____/ Mark Kent on Wednesday 09 January 2008 08:11 : \____
> Roy Schestowitz <newsgroups@xxxxxxxxxxxxxxx> espoused:
>> ____/ chrisv on Tuesday 08 January 2008 16:59 : \____
>>
>>> Roy Schestowitz wrote:
>>>
>>>>____/ chrisv on Tuesday 08 January 2008 13:57 : \____
>>>>
>>>>> Mark Kent wrote:
>>>>>
>>>>>>Roy Schestowitz <newsgroups@xxxxxxxxxxxxxxx> espoused:
>>>>>>>
>>>>>>> The higher definition is for Hollywood. It helps when they can make old
>>>>>>> content 'expire' (no longer be playable). They are drying people up, so
>>>>>>> to speak, and people then have to go out and get some more. Same
>>>>>>> situation with Microsoft Office...
>>>>>
>>>>> I don't think so, Roy. DVD's will always be playable. Unless you
>>>>> have evidence to the contrary?
>>>>
>>>>VCRs and gramophones are getting harder to find and also become more
>>>>expensive. It's gradual phasing out of technology that won't last forever.
>>>>The solution is to make backward compatible technology (like ODF).
>>>
>>> Sure, eventually, the whole "optical disk" thing will be past it's
>>> "use by" date. But, since HD video-disk players also play DVD disks,
>>> they themselves cannot be a force to "expire" DVD disks.
>>
>> Yes, but one key issue here (among more) is DRM, which has been described by
>> many as the monster that will eat digital preservation and spit it out. You
>> see, with tapes you could still trivially digitise, then put on a hard
>> drive, pass over to SSD, and so on. Another issue (among more) are formats
>> that are designed to spur 'upgrades' (monetary considerations over
>> integrity). Will be be able to open your Word files 20 years from now? 100
>> years? Is there sufficient documentation? Is it elegant? Will known bug be
>> understood at that time? There's a good video in YouTube about "Digital
>> curation". It's a one-hour long lecture, but it's worth finding and
>> watching.
>>
>
> There are also basic issues around entropy which cannot be ignored. All
> data eventually reduces to random noise unless energy is applied to it
> in some way. DVDs will surely be no exception to this, although it
> could take decades or more in some cases. Similarly, for how long the
> playback technology will be available is not necessarily clear. It's
> virtually impossible to buy new drives for 8" and 5.25" floppies now,
> and even 3.5" ones are disappearing fast.
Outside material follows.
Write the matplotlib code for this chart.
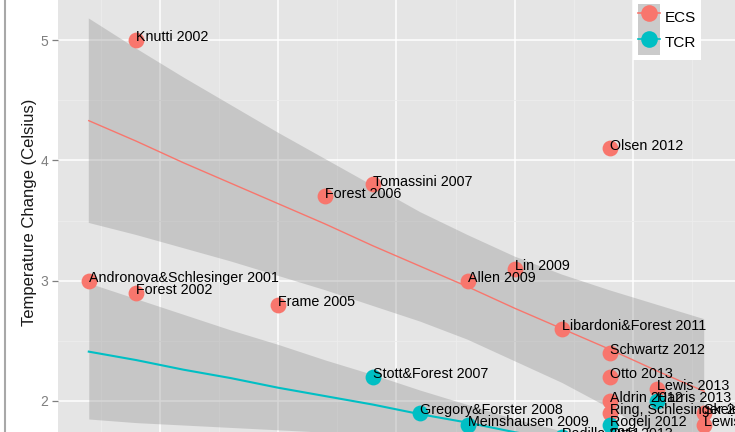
import matplotlib
matplotlib.use("Agg")
import matplotlib.pyplot as plt
from matplotlib.patches import Patch
from matplotlib.lines import Line2D

plt.rcParams['font.family'] = ['Liberation Sans', 'DejaVu Sans']

# ---- data ----
ecs_names = ["Andronova&Schlesinger 2001", "Knutti 2002", "Forest 2002", "Frame 2005",
             "Forest 2006", "Tomassini 2007", "Allen 2009", "Lin 2009",
             "Libardoni&Forest 2011", "Olsen 2012", "Schwartz 2012", "Otto 2013",
             "Lewis 2013", "Aldrin 2012", "Ring, Schlesinger 2012", "Skeie 2014", "Lewis 2014"]
ecs_year = [2001, 2002, 2002, 2005, 2006, 2007, 2009, 2010, 2011, 2012, 2012, 2012,
            2013, 2012, 2012, 2014, 2014]
ecs_temp = [3.0, 5.0, 2.9, 2.8, 3.7, 3.8, 3.0, 3.1, 2.6, 4.1, 2.4, 2.2,
            2.1, 2.0, 1.9, 1.9, 1.8]

tcr_names = ["Stott&Forest 2007", "Gregory&Forster 2008", "Meinshausen 2009",
             "Padilla 2011", "Rogelj 2012", "Otto 2013", "Harris 2013"]
tcr_year = [2007, 2008, 2009, 2011, 2012, 2012, 2013]
tcr_temp = [2.2, 1.9, 1.8, 1.7, 1.8, 1.7, 2.0]

# smoothing (linear fit) and confidence band, read at each year
fit_year = [2001, 2002, 2003, 2004, 2005, 2006, 2007, 2008, 2009, 2010, 2011, 2012, 2013, 2014]
ecs_fit = [4.33, 4.16, 3.98, 3.81, 3.64, 3.47, 3.29, 3.12, 2.95, 2.77, 2.60, 2.43, 2.25, 2.08]
ecs_hi = [5.18, 4.93, 4.69, 4.46, 4.23, 4.01, 3.79, 3.57, 3.38, 3.20, 3.05, 2.92, 2.80, 2.68]
ecs_lo = [3.48, 3.38, 3.27, 3.16, 3.04, 2.92, 2.79, 2.66, 2.51, 2.33, 2.15, 1.94, 1.71, 1.48]
tcr_fit = [2.41, 2.34, 2.26, 2.19, 2.11, 2.04, 1.97, 1.89, 1.82, 1.74, 1.67, 1.60, 1.52, 1.45]
tcr_hi = [2.98, 2.85, 2.72, 2.59, 2.47, 2.34, 2.22, 2.09, 1.97, 1.85, 1.75, 1.68, 1.64, 1.61]
tcr_lo = [1.85, 1.82, 1.80, 1.78, 1.76, 1.74, 1.72, 1.69, 1.67, 1.63, 1.59, 1.51, 1.40, 1.29]

legend_labels = ["ECS", "TCR"]
y_ticks = [2, 3, 4, 5]
y_label = "Temperature Change (Celsius)"

# ---- styling ----
RED = "#F8766D"
TEAL = "#00BFC4"
PANEL = "#E5E5E5"

fig = plt.figure(figsize=(7.35, 4.32), dpi=100)
ax = fig.add_axes([58 / 735, 0, 1 - 58 / 735, 1])
ax.set_facecolor(PANEL)
for s in ax.spines.values():
    s.set_visible(False)

ax.set_xlim(2000.35, 2014.65)
ax.set_ylim(1.742, 5.333)

# grid
ax.set_xticks([2002.5, 2005, 2007.5, 2010, 2012.5])
ax.set_xticks([2001.25, 2003.75, 2006.25, 2008.75, 2011.25, 2013.75], minor=True)
ax.set_yticks(y_ticks)
ax.set_yticks([2.5, 3.5, 4.5], minor=True)
ax.grid(which='major', color='white', linewidth=1.1)
ax.grid(which='minor', color='#EDEDED', linewidth=0.6)
ax.set_axisbelow(True)
ax.tick_params(axis='x', which='both', length=0, labelbottom=False)
ax.tick_params(axis='y', which='minor', length=0)
ax.tick_params(axis='y', which='major', length=4, width=0.9, color='#7F7F7F',
               labelcolor='#7F7F7F', labelsize=10, pad=3)
ax.set_yticklabels([str(v) for v in y_ticks])

ax.set_ylabel(y_label, fontsize=12, color='#1A1A1A')
ax.yaxis.set_label_coords(-0.031, 0.509)

# ribbons and fit lines
ax.fill_between(fit_year, ecs_lo, ecs_hi, color='#999999', alpha=0.4, linewidth=0, zorder=1)
ax.fill_between(fit_year, tcr_lo, tcr_hi, color='#999999', alpha=0.4, linewidth=0, zorder=1)
ax.plot(fit_year, ecs_fit, color=RED, linewidth=1.0, zorder=2)
ax.plot(fit_year, tcr_fit, color=TEAL, linewidth=1.5, zorder=2)

# points
ax.scatter(ecs_year, ecs_temp, s=130, color=RED, linewidths=0, zorder=3)
ax.scatter(tcr_year, tcr_temp, s=130, color=TEAL, linewidths=0, zorder=3)

# labels
for n, x, y in list(zip(ecs_names, ecs_year, ecs_temp)) + list(zip(tcr_names, tcr_year, tcr_temp)):
    ax.annotate(n, (x, y), xytext=(0, 2), textcoords='offset points',
                ha='left', va='center', fontsize=10.3, color='black', zorder=4,
                annotation_clip=False)

# legend
handles = []
for c in (RED, TEAL):
    handles.append((Patch(facecolor='#CBCBCB', edgecolor='none'),
                    Line2D([], [], color=c, linewidth=1.2, marker='o', markersize=12,
                           markeredgewidth=0)))
leg = fig.legend(handles, legend_labels, loc='lower left',
                 bbox_to_anchor=(633 / 735, 1 - 60 / 432), bbox_transform=fig.transFigure,
                 fontsize=11, frameon=True, fancybox=False, borderpad=0.3,
                 handlelength=1.44, handleheight=2.2, handletextpad=0.35,
                 labelspacing=0.0, borderaxespad=0)
leg.get_frame().set_facecolor('white')
leg.get_frame().set_edgecolor('none')
leg.get_frame().set_alpha(1)

# left image border line
fig.add_artist(Line2D([5 / 735, 5 / 735], [0, 1], transform=fig.transFigure,
                      color='#A8A8A8', linewidth=1.5))

fig.savefig("out.png", dpi=100)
The first point that you make reminds me of the dangers of encryption in this
context. A few corrupt bits (signals) of distortion ruin the whole chunk
rather than lead to random noise. You can't handle 'lossy' encrypted packets,
can you?
--
~~ Best of wishes
Proprietary, lockin-based tools lead to regrets. Doc(umen)tor, heal thyself.